Ragion per cui, non lo nego, non ho potuto che rallegrarmi delle recenti notizie: il nuovo editore del quotidiano avrebbe tolto la cadrega da sotto il sedere del “prode” Verdelli e finalmente, forse, il giornale sembrerebbe puntare verso una normalizzazione giornalistica. Bene! Bene, ma non ottimo! Io resto convinta, infatti, che la strada che dovrebbe intraprendere tale pubblicazione, allo scopo di muovere verso il possibile target di diventare, vivaddio!, un primo giornale “autorevole” italiano (di cui, specie in questi tempi difficili, si sente veramente la mancanza) sia ancora lunga. Ed è “ancora lunga” perché la sua storia non permette che possa essere altrimenti.

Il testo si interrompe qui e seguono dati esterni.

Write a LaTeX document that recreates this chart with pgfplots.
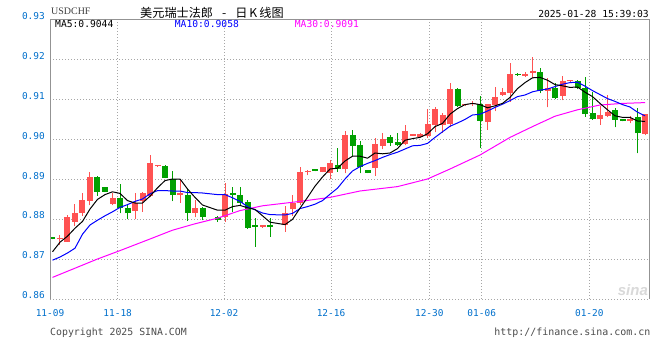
\documentclass[border=0pt]{standalone}
\usepackage{pgfplots}
\pgfplotsset{compat=1.18}
\usepackage{pgfplotstable}
\usepackage{fontspec}
\setmonofont{DejaVu Sans Mono}
\setsansfont{Liberation Sans}
\newfontfamily\cjk{Noto Sans CJK SC}
\newfontfamily\serifuc{Liberation Serif}
\definecolor{upred}{RGB}{255,82,82}
\definecolor{dngreen}{RGB}{0,160,0}
\definecolor{lblblue}{RGB}{0,112,204}
\definecolor{maten}{RGB}{0,0,255}
\definecolor{mathirty}{RGB}{255,0,255}

\pgfplotstableread{
x O H L C
1 0.8749 0.8760 0.8735 0.8751
2 0.8743 0.8809 0.8743 0.8806
3 0.8793 0.8837 0.8782 0.8816
4 0.8816 0.8866 0.8808 0.8848
5 0.8846 0.8918 0.8835 0.8906
8 0.8837 0.8866 0.8835 0.8852
11 0.8821 0.8864 0.8799 0.8839
12 0.8846 0.8868 0.8818 0.8866
13 0.8857 0.8960 0.8855 0.8939
14 0.8932 0.8934 0.8931 0.8934
17 0.8860 0.8898 0.8841 0.8864
19 0.8816 0.8848 0.8804 0.8827
23 0.8804 0.8891 0.8793 0.8863
28 0.8780 0.8781 0.8779 0.8781
31 0.8785 0.8833 0.8768 0.8814
32 0.8824 0.8860 0.8808 0.8841
33 0.8839 0.8931 0.8835 0.8918
34 0.8917 0.8923 0.8910 0.8919
36 0.8918 0.8930 0.8917 0.8929
37 0.8914 0.8948 0.8899 0.8941
39 0.8924 0.9021 0.8914 0.9010
43 0.8927 0.9002 0.8908 0.8988
44 0.8983 0.9016 0.8975 0.9000
47 0.8988 0.9035 0.8985 0.9020
48 0.9008 0.9011 0.9008 0.9010
49 0.9006 0.9014 0.9005 0.9013
50 0.9008 0.9074 0.9003 0.9038
51 0.9035 0.9080 0.9017 0.9074
52 0.9035 0.9065 0.9016 0.9060
53 0.9038 0.9141 0.9030 0.9125
55 0.9084 0.9086 0.9084 0.9086
56 0.9087 0.9095 0.9083 0.9089
58 0.9043 0.9088 0.9023 0.9088
59 0.9085 0.9131 0.9070 0.9104
60 0.9110 0.9128 0.9108 0.9118
61 0.9116 0.9191 0.9093 0.9163
63 0.9158 0.9168 0.9156 0.9160
64 0.9165 0.9206 0.9152 0.9167
66 0.9121 0.9152 0.9079 0.9127
68 0.9108 0.9157 0.9097 0.9146
69 0.9144 0.9146 0.9144 0.9146
73 0.9050 0.9083 0.9036 0.9060
74 0.9058 0.9110 0.9055 0.9068
77 0.9045 0.9057 0.9040 0.9050
79 0.9013 0.9062 0.9010 0.9062
}\up

\pgfplotstableread{
x O H L C
0 0.8752 0.8753 0.8749 0.8750
6 0.8906 0.8908 0.8858 0.8868
7 0.8879 0.8880 0.8867 0.8868
9 0.8852 0.8888 0.8814 0.8827
10 0.8827 0.8835 0.8799 0.8814
15 0.8933 0.8934 0.8902 0.8903
16 0.8899 0.8921 0.8845 0.8860
18 0.8860 0.8875 0.8796 0.8816
20 0.8827 0.8830 0.8797 0.8806
22 0.8806 0.8808 0.8793 0.8798
24 0.8864 0.8881 0.8818 0.8860
25 0.8860 0.8879 0.8835 0.8841
26 0.8843 0.8848 0.8775 0.8778
27 0.8782 0.8802 0.8731 0.8780
29 0.8785 0.8802 0.8756 0.8779
35 0.8922 0.8923 0.8920 0.8920
38 0.8935 0.8977 0.8918 0.8924
40 0.9010 0.9022 0.8957 0.8983
41 0.8985 0.8994 0.8914 0.8929
42 0.8922 0.8923 0.8915 0.8916
45 0.9006 0.9010 0.8983 0.8991
46 0.8993 0.9014 0.8983 0.8985
54 0.9125 0.9128 0.9080 0.9083
57 0.9088 0.9108 0.8978 0.9046
62 0.9163 0.9164 0.9158 0.9159
65 0.9167 0.9177 0.9115 0.9121
67 0.9127 0.9140 0.9100 0.9103
70 0.9145 0.9148 0.9125 0.9127
71 0.9127 0.9156 0.9056 0.9062
72 0.9066 0.9118 0.9048 0.9050
75 0.9073 0.9078 0.9029 0.9048
76 0.9050 0.9051 0.9044 0.9045
78 0.9054 0.9078 0.8964 0.9014
}\dn

\pgfplotsset{
  candle/.style 2 args={only marks, mark=*, mark size=0pt, mark options={draw=none, fill=none}, forget plot,
    error bars/.cd, y dir=plus, y explicit, error mark=none,
    error bar style={draw=#1, solid, line width=#2}},
}

\begin{document}
\begin{tikzpicture}[x=1bp,y=1bp]
\path[use as bounding box, fill=white] (0bp,0bp) rectangle (660bp,360bp);
\begin{axis}[
  name=ax,
  at={(50bp,61bp)}, anchor=south west,
  scale only axis, width=599.3bp, height=280bp,
  xmin=-0.333, xmax=79.573, ymin=0.86, ymax=0.93,
  xtick={-0.333,8.693,22.867,37.133,50.24,57.227,71.573},
  xticklabels={11-09,11-18,12-02,12-16,12-30,01-06,01-20},
  ytick={0.86,0.87,0.88,0.89,0.90,0.91,0.92,0.93},
  yticklabels={0.86,0.87,0.88,0.89,0.90,0.91,0.92,0.93},
  major tick length=0pt,
  grid=major,
  grid style={draw=gray!70, dash pattern=on 1bp off 2bp, line width=0.7bp},
  axis line style={draw=none},
  tick label style={font=\ttfamily\fontsize{9.5}{10}\selectfont, text=lblblue},
  xticklabel style={anchor=base, yshift=-17.5bp, inner sep=0pt},
  yticklabel style={anchor=base east, xshift=-5bp, inner sep=0pt},
]
% wicks
\addplot[candle={upred}{1bp}]
  table[x=x, y=L, y error plus expr={\thisrow{H}-\thisrow{L}}] {\up};
\addplot[candle={dngreen}{1bp}]
  table[x=x, y=L, y error plus expr={\thisrow{H}-\thisrow{L}}] {\dn};
% bodies
\addplot[candle={upred}{6bp}]
  table[x=x, y expr={min(\thisrow{O},\thisrow{C})}, y error plus expr={max(abs(\thisrow{C}-\thisrow{O}),0.0004)}] {\up};
\addplot[candle={dngreen}{6bp}]
  table[x=x, y expr={min(\thisrow{O},\thisrow{C})}, y error plus expr={max(abs(\thisrow{C}-\thisrow{O}),0.0004)}] {\dn};
% MA30
\addplot[mathirty, line width=1bp, mark=none] coordinates {
(0,0.8654)(6,0.8700)(9,0.8721)(13,0.8750)(16,0.8772)(19,0.8788)(22,0.8802)(25,0.8821)(28,0.8833)(33,0.8844)(37,0.8854)(41,0.8870)(46,0.8881)(50,0.8900)(53,0.8925)(57,0.8960)(61,0.9004)(64,0.9031)(67,0.9057)(70,0.9073)(73,0.9085)(76,0.9089)(79,0.9091)};
% MA10
\addplot[maten, line width=1bp, mark=none] coordinates {
(0,0.8697)(1,0.8705)(2,0.8715)(3,0.8727)(4,0.8762)(5,0.8785)(6,0.8797)(7,0.8808)(8,0.8818)(9,0.8829)(10,0.8836)(11,0.8844)(12,0.8850)(13,0.8863)(14,0.8871)(15,0.8871)(16,0.8870)(17,0.8870)(18,0.8866)(19,0.8866)(20,0.8865)(22,0.8861)(23,0.8861)(24,0.8853)(25,0.8844)(26,0.8831)(27,0.8823)(28,0.8815)(29,0.8811)(31,0.8810)(32,0.8814)(33,0.8826)(34,0.8831)(35,0.8837)(36,0.8846)(37,0.8862)(38,0.8877)(39,0.8900)(40,0.8920)(41,0.8931)(42,0.8939)(43,0.8946)(44,0.8954)(45,0.8961)(46,0.8967)(47,0.8975)(48,0.8983)(49,0.8984)(50,0.8989)(51,0.9004)(52,0.9018)(53,0.9032)(54,0.9040)(55,0.9049)(56,0.9060)(57,0.9062)(58,0.9070)(59,0.9079)(60,0.9087)(61,0.9096)(62,0.9106)(63,0.9110)(64,0.9118)(65,0.9122)(66,0.9125)(67,0.9131)(68,0.9137)(69,0.9141)(70,0.9142)(71,0.9132)(72,0.9121)(73,0.9111)(74,0.9101)(75,0.9094)(76,0.9086)(77,0.9080)(78,0.9067)(79,0.9058)};
% MA5
\addplot[black, line width=1bp, mark=none] coordinates {
(0,0.8718)(1,0.8742)(2,0.8757)(3,0.8777)(4,0.8794)(5,0.8825)(6,0.8849)(7,0.8861)(8,0.8868)(9,0.8864)(10,0.8846)(11,0.8840)(12,0.8840)(13,0.8857)(14,0.8878)(15,0.8896)(16,0.8900)(17,0.8900)(18,0.8875)(19,0.8854)(20,0.8835)(22,0.8822)(23,0.8822)(24,0.8831)(25,0.8834)(26,0.8828)(27,0.8824)(28,0.8808)(29,0.8792)(31,0.8786)(32,0.8799)(33,0.8827)(34,0.8854)(35,0.8882)(36,0.8905)(37,0.8925)(38,0.8927)(39,0.8945)(40,0.8957)(41,0.8957)(42,0.8952)(43,0.8965)(44,0.8963)(45,0.8965)(46,0.8976)(47,0.8997)(48,0.9001)(49,0.9004)(50,0.9013)(51,0.9031)(52,0.9039)(53,0.9062)(54,0.9076)(55,0.9086)(56,0.9089)(57,0.9086)(58,0.9078)(59,0.9083)(60,0.9089)(61,0.9104)(62,0.9126)(63,0.9141)(64,0.9153)(65,0.9154)(66,0.9147)(67,0.9136)(68,0.9133)(69,0.9129)(70,0.9130)(71,0.9117)(72,0.9106)(73,0.9089)(74,0.9073)(75,0.9058)(76,0.9054)(77,0.9054)(78,0.9045)(79,0.9044)};
\end{axis}
% frame
\draw[gray!85, line width=0.8bp] (ax.south west) -- (ax.north west) -- (ax.north east) -- (ax.south east);
% header texts
\node[anchor=base west, inner sep=0pt, text=black!75] at (51bp,345bp) {\serifuc\fontsize{10}{10}\selectfont USDCHF};
\node[anchor=base west, inner sep=0pt] at (140bp,342.5bp) {\cjk\fontsize{12.2}{13}\selectfont 美元瑞士法郎\hspace{9bp}-\hspace{9bp}日\hspace{2bp}K\hspace{2bp}线图};
\node[anchor=base east, inner sep=0pt] at (649bp,342bp) {\ttfamily\fontsize{9.7}{10}\selectfont 2025-01-28 15:39:03};
% MA legend
\node[anchor=base west, inner sep=0pt] at (55bp,332.7bp) {\ttfamily\fontsize{9.7}{10}\selectfont MA5:0.9044};
\node[anchor=base west, inner sep=0pt, text=maten] at (174.7bp,332.7bp) {\ttfamily\fontsize{9.7}{10}\selectfont MA10:0.9058};
\node[anchor=base west, inner sep=0pt, text=mathirty] at (294.7bp,332.7bp) {\ttfamily\fontsize{9.7}{10}\selectfont MA30:0.9091};
% watermark
\node[anchor=base east, inner sep=0pt, text=gray!30] at (648bp,64bp) {\sffamily\bfseries\itshape\fontsize{15}{15}\selectfont sina};
% footer
\node[anchor=base west, inner sep=0pt, text=black!70] at (50bp,24.5bp) {\ttfamily\fontsize{9.9}{10}\selectfont Copyright 2025 SINA.COM};
\node[anchor=base east, inner sep=0pt, text=black!70] at (650.5bp,24.5bp) {\ttfamily\fontsize{10}{10}\selectfont http://finance.sina.com.cn};
\end{tikzpicture}
\end{document}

Al posto dell’editore Elkann, non esiterei quindi a porre subito in essere altre azioni determinanti allo scopo di favorire questa “rinascita”. Il primo passo che bisognerebbe osare senza indugio è senz’altro quello di cambiare il nome alla testata. Questo step è fondamentale se si vuole veramente salvarne il suo destino futuro. Senza tale “intervento”, il giornale resterebbe sempre la velina dello scalfarismo, la velina schierata, la velina genuflessa a un analogico senso di interpretare il “mestiere” sempre a seconda del tornaconto politico, la velina pseudo-intellettualeggiante, la velina incapace di adeguarsi al mondo del cambia, in un spaziotempo che, fortunatamente, ha già scordato chi fosse Scalfari o cosa sia stata la “guerra dei venti anni” (della quale si ha ormai ricordo solo quando si guarda ai tanti zeri che bisogna contare per avere visione della reale portata del debito pubblico italiano!).

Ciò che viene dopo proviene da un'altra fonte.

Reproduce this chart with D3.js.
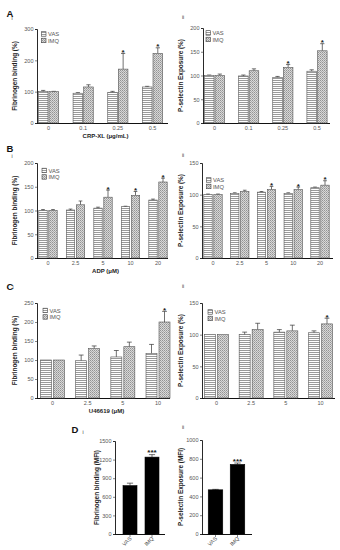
<!DOCTYPE html>
<html>
<head>
<meta charset="utf-8">
<script src="https://cdn.jsdelivr.net/npm/d3@7"></script>
<style>
  body { margin: 0; background: #fff; }
  svg { display: block; font-family: "Liberation Sans", Arial, sans-serif; }
</style>
</head>
<body>
<svg id="chart" width="340" height="550"></svg>
<script>
// categories
var crpDoses = ['0', '0.1', '0.25', '0.5'];
var adpDoses = ['0', '2.5', '5', '10', '20'];
var u4Doses = ['0', '2.5', '5', '10'];
var groups = ['VAS', 'IMQ'];

// A: CRP-XL
var aFibVas = [100, 95, 98, 115], aFibVasErr = [4, 2, 3, 2];
var aFibImq = [100, 115, 172, 222], aFibImqErr = [1, 7, 50, 18];
var aFibStar = ['', '', '*', '*'];
var aPselVas = [100, 99, 96, 109], aPselVasErr = [1, 2, 2, 3];
var aPselImq = [100, 110, 117, 152], aPselImqErr = [3, 4, 6, 15];
var aPselStar = ['', '', '*', '*'];

// B: ADP
var bFibVas = [100, 101, 105, 108, 122], bFibVasErr = [2, 2, 2, 1, 2];
var bFibImq = [100, 112, 128, 132, 160], bFibImqErr = [2, 8, 15, 8, 8];
var bFibStar = ['', '', '*', '*', '*'];
var bPselVas = [100, 102, 104, 102, 111], bPselVasErr = [1, 1, 1, 1, 1];
var bPselImq = [100, 105, 108, 108, 115], bPselImqErr = [1, 2, 5, 4, 7];
var bPselStar = ['', '', '*', '*', '*'];

// C: U46619
var cFibVas = [100, 98, 108, 117], cFibVasErr = [0, 15, 17, 24];
var cFibImq = [100, 130, 135, 200], cFibImqErr = [0, 7, 12, 28];
var cFibStar = ['', '', '', '*'];
var cPselVas = [100, 100, 104, 103], cPselVasErr = [0, 4, 4, 3];
var cPselImq = [100, 108, 106, 117], cPselImqErr = [0, 10, 9, 9];
var cPselStar = ['', '', '', '*'];

// D: MFI
var dFib = [780, 1240], dFibErr = [40, 40], dFibStar = ['', '***'];
var dPsel = [470, 740], dPselErr = [5, 15], dPselStar = ['', '***'];

var svg = d3.select('#chart');
var defs = svg.append('defs');

// horizontal stripes for VAS
var pv = defs.append('pattern').attr('id', 'vas').attr('patternUnits', 'userSpaceOnUse')
  .attr('width', 4).attr('height', 2);
pv.append('rect').attr('width', 4).attr('height', 2).attr('fill', '#fff');
pv.append('rect').attr('width', 4).attr('height', 1).attr('fill', '#9a9a9a');

// fine crosshatch for IMQ
var pi = defs.append('pattern').attr('id', 'imq').attr('patternUnits', 'userSpaceOnUse')
  .attr('width', 2).attr('height', 2);
pi.append('rect').attr('width', 2).attr('height', 2).attr('fill', '#d8d8d8');
pi.append('rect').attr('width', 1).attr('height', 1).attr('fill', '#939393');
pi.append('rect').attr('x', 1).attr('y', 1).attr('width', 1).attr('height', 1).attr('fill', '#ababab');

var fills = ['url(#vas)', 'url(#imq)'];

function drawPanel(p) {
  var g = svg.append('g');
  var y = d3.scaleLinear().domain([0, p.max]).range([p.bottom, p.top]);
  var x = d3.scalePoint().domain(p.cats).range([p.c0, p.c1]);

  // y axis
  var ya = g.append('g').attr('transform', 'translate(' + p.left + ',0)')
    .call(d3.axisLeft(y).tickValues(d3.range(0, p.max + 1, p.step)).tickFormat(d3.format('d'))
      .tickSize(2).tickPadding(1.5));
  ya.select('.domain').attr('stroke', '#111').attr('stroke-width', 0.9);
  ya.selectAll('.tick line').attr('stroke', '#333').attr('stroke-width', 0.6);
  ya.selectAll('.tick text').attr('fill', '#555').style('font-size', '5.5px').style('font-family', 'inherit');

  // x axis line
  g.append('line').attr('x1', p.left).attr('x2', p.right)
    .attr('y1', p.bottom + 0.5).attr('y2', p.bottom + 0.5)
    .attr('stroke', '#111').attr('stroke-width', 1);

  var series = p.series;
  var nS = series.length;
  var bw = p.bw, gap = p.gap;
  function bx(c, s) {
    return x(c) - (nS * bw + (nS - 1) * gap) / 2 + s * (bw + gap);
  }

  series.forEach(function(ser, s) {
    var sg = g.append('g');
    p.cats.forEach(function(c, i) {
      var v = ser.vals[i], e = ser.errs[i];
      var x0 = bx(c, s);
      if (e > 0) {
        sg.append('line').attr('x1', x0 + bw / 2).attr('x2', x0 + bw / 2)
          .attr('y1', y(v)).attr('y2', y(v + e)).attr('stroke', '#333').attr('stroke-width', 0.7);
        sg.append('line').attr('x1', x0 + bw / 2 - bw * 0.22).attr('x2', x0 + bw / 2 + bw * 0.22)
          .attr('y1', y(v + e)).attr('y2', y(v + e)).attr('stroke', '#333').attr('stroke-width', 0.7);
      }
      sg.append('rect').attr('x', x0).attr('y', y(v)).attr('width', bw).attr('height', y(0) - y(v))
        .attr('fill', ser.fill).attr('stroke', ser.stroke || '#555').attr('stroke-width', 0.6);
      var st = ser.stars ? ser.stars[i] : '';
      if (st) {
        sg.append('text').attr('x', x0 + bw / 2).attr('y', y(v + e) - 1.5 + (st.length > 1 ? 2 : 3))
          .attr('text-anchor', 'middle').attr('fill', '#222').style('font-size', '8px').style('font-weight', 'bold')
          .text(st);
      }
    });
  });

  // x tick labels
  if (p.rotate) {
    p.cats.forEach(function(c) {
      g.append('line').attr('x1', x(c)).attr('x2', x(c)).attr('y1', p.bottom + 1).attr('y2', p.bottom + 3)
        .attr('stroke', '#333').attr('stroke-width', 0.6);
      g.append('text').attr('transform', 'translate(' + (x(c) + 2) + ',' + (p.bottom + 5) + ') rotate(-45)')
        .attr('text-anchor', 'end').attr('fill', '#555').style('font-size', '5.5px').text(c);
    });
  } else {
    p.cats.forEach(function(c) {
      g.append('text').attr('x', x(c)).attr('y', p.bottom + 7).attr('text-anchor', 'middle')
        .attr('fill', '#555').style('font-size', '5.5px').text(c);
    });
  }

  // axis titles
  g.append('text').attr('transform', 'translate(' + p.ytx + ',' + ((p.top + p.bottom) / 2) + ') rotate(-90)')
    .attr('text-anchor', 'middle').attr('fill', '#222').style('font-size', '6.4px').style('font-weight', 'bold')
    .text(p.ytitle);
  if (p.xtitle) {
    g.append('text').attr('x', (p.left + p.right) / 2 + 3).attr('y', p.bottom + 15).attr('text-anchor', 'middle')
      .attr('fill', '#222').style('font-size', '6px').style('font-weight', 'bold').text(p.xtitle);
  }

  // legend
  if (p.legend) {
    groups.forEach(function(gn, k) {
      var ly = p.legend[1] + k * 6.5;
      g.append('rect').attr('x', p.legend[0]).attr('y', ly - 2.3).attr('width', 4.5).attr('height', 4.5)
        .attr('fill', fills[k]).attr('stroke', '#444').attr('stroke-width', 0.6);
      g.append('text').attr('x', p.legend[0] + 6.5).attr('y', ly + 2).attr('fill', '#555')
        .style('font-size', '5.8px').text(gn);
    });
  }

  // sub-panel label
  g.append('text').attr('x', p.sub[0]).attr('y', p.sub[1]).attr('fill', '#333')
    .style('font-size', '5px').text(p.subText);
}

function pair(vas, vasErr, imq, imqErr, stars) {
  return [
    { vals: vas, errs: vasErr, fill: fills[0] },
    { vals: imq, errs: imqErr, fill: fills[1], stars: stars }
  ];
}

var panels = [
  { cats: crpDoses, series: pair(aFibVas, aFibVasErr, aFibImq, aFibImqErr, aFibStar), max: 300, step: 100,
    left: 37, right: 168, top: 29, bottom: 123, c0: 48.5, c1: 152.5, bw: 9.6, gap: 1,
    ytitle: 'Fibrinogen binding (%)', ytx: 17, xtitle: 'CRP-XL (μg/mL)', legend: [41.5, 34], sub: [11.5, 20], subText: 'i' },
  { cats: crpDoses, series: pair(aPselVas, aPselVasErr, aPselImq, aPselImqErr, aPselStar), max: 200, step: 50,
    left: 203, right: 330, top: 28, bottom: 123, c0: 214.5, c1: 317, bw: 9.6, gap: 1,
    ytitle: 'P-selectin Exposure (%)', ytx: 183, legend: [206, 33], sub: [182, 19], subText: 'ii' },
  { cats: adpDoses, series: pair(bFibVas, bFibVasErr, bFibImq, bFibImqErr, bFibStar), max: 200, step: 50,
    left: 37, right: 168, top: 163, bottom: 258, c0: 48, c1: 158, bw: 8.4, gap: 1.6,
    ytitle: 'Fibrinogen binding (%)', ytx: 17, xtitle: 'ADP (μM)', legend: [42, 170.5], sub: [11.5, 158], subText: 'i' },
  { cats: adpDoses, series: pair(bPselVas, bPselVasErr, bPselImq, bPselImqErr, bPselStar), max: 150, step: 50,
    left: 202, right: 333, top: 163, bottom: 258, c0: 213, c1: 320, bw: 8.4, gap: 1.6,
    ytitle: 'P-selectin Exposure (%)', ytx: 183, legend: [206.5, 180], sub: [182, 157], subText: 'ii' },
  { cats: u4Doses, series: pair(cFibVas, cFibVasErr, cFibImq, cFibImqErr, cFibStar), max: 250, step: 50,
    left: 37, right: 170, top: 303, bottom: 398, c0: 52.5, c1: 158, bw: 11, gap: 2,
    ytitle: 'Fibrinogen binding (%)', ytx: 17, xtitle: 'U46619 (μM)', legend: [43, 310.5], sub: [12.5, 289], subText: 'i' },
  { cats: u4Doses, series: pair(cPselVas, cPselVasErr, cPselImq, cPselImqErr, cPselStar), max: 150, step: 50,
    left: 202, right: 335, top: 303, bottom: 398, c0: 216.5, c1: 320.5, bw: 11, gap: 2,
    ytitle: 'P-selectin Exposure (%)', ytx: 183, legend: [208, 312], sub: [182, 288], subText: 'ii' },
  { cats: groups, series: [{ vals: dFib, errs: dFibErr, fill: '#000', stroke: '#000', stars: dFibStar }],
    max: 1500, step: 300, left: 115, right: 165, top: 441, bottom: 534, c0: 130, c1: 152, bw: 14, gap: 0, rotate: true,
    ytitle: 'Fibrinogen binding (MFI)', ytx: 99, sub: [82.5, 434], subText: 'i' },
  { cats: groups, series: [{ vals: dPsel, errs: dPselErr, fill: '#000', stroke: '#000', stars: dPselStar }],
    max: 1000, step: 200, left: 202, right: 252, top: 440, bottom: 534, c0: 215.5, c1: 237.5, bw: 14.5, gap: 0, rotate: true,
    ytitle: 'P-selectin Exposure (MFI)', ytx: 183, sub: [182, 429], subText: 'ii' }
];

panels.forEach(drawPanel);

// panel letters
var letters = [['A', 6.5, 16.5], ['B', 6.5, 151.5], ['C', 6.5, 290], ['D', 71.5, 432.5]];
svg.selectAll('text.letter').data(letters).enter().append('text').attr('class', 'letter')
  .attr('x', function(d) { return d[1]; }).attr('y', function(d) { return d[2]; })
  .attr('fill', '#111').style('font-size', '9.5px').style('font-weight', 'bold')
  .text(function(d) { return d[0]; });
</script>
</body>
</html>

Cambiato il nome, bisogna mandare in pensione tutti gli “eroi” di un passato da dimenticare e quindi ripensare la redazione, ripensare le strategie, allontanare il sottobosco di scrittori, scribacchini, macchinisti, fuochisti, affini, alfieri del politically-correct ad ogni costo, che hanno sempre costituito la fanteria sfilacciata con cui raggiungere la “mission”, e non hanno mai prodotto nulla se non veleno sociale, dannoso per la nazione tutta.

Dulcis in fundo, bisogna aprirsi al pianeta che cambia, bisogna pensare “globale” mentre si continua a camminare con i piedi ben piantati per terra. Nell’era prima dell’anti-vippismo, bisogna, insomma, immaginare un giornale che sia cittadino credibile del mondo, che mostri tale credibilità con i fatti, ovvero a suon di notizie pubblicate, a suon di inchieste giornalistiche che non guardano in faccia nessuno, senza bandiere e banderuole da sventolare, o da difendere, cimeli assolutamente ridicoli nell’era post rivoluzione digitale.

Ah, dimenticavo! Nulla di personale, ma io riconsidererei anche il nuovo “appointment” direttivo… Personaggi come Ferruccio De Bortoli e pochi altri dovrebbero dirigere questa nuova realtà editoriale ideale, altrimenti il problema resterebbe sempre sul tavolo, irrisolto, si sarebbe semplicemente punto e a capo!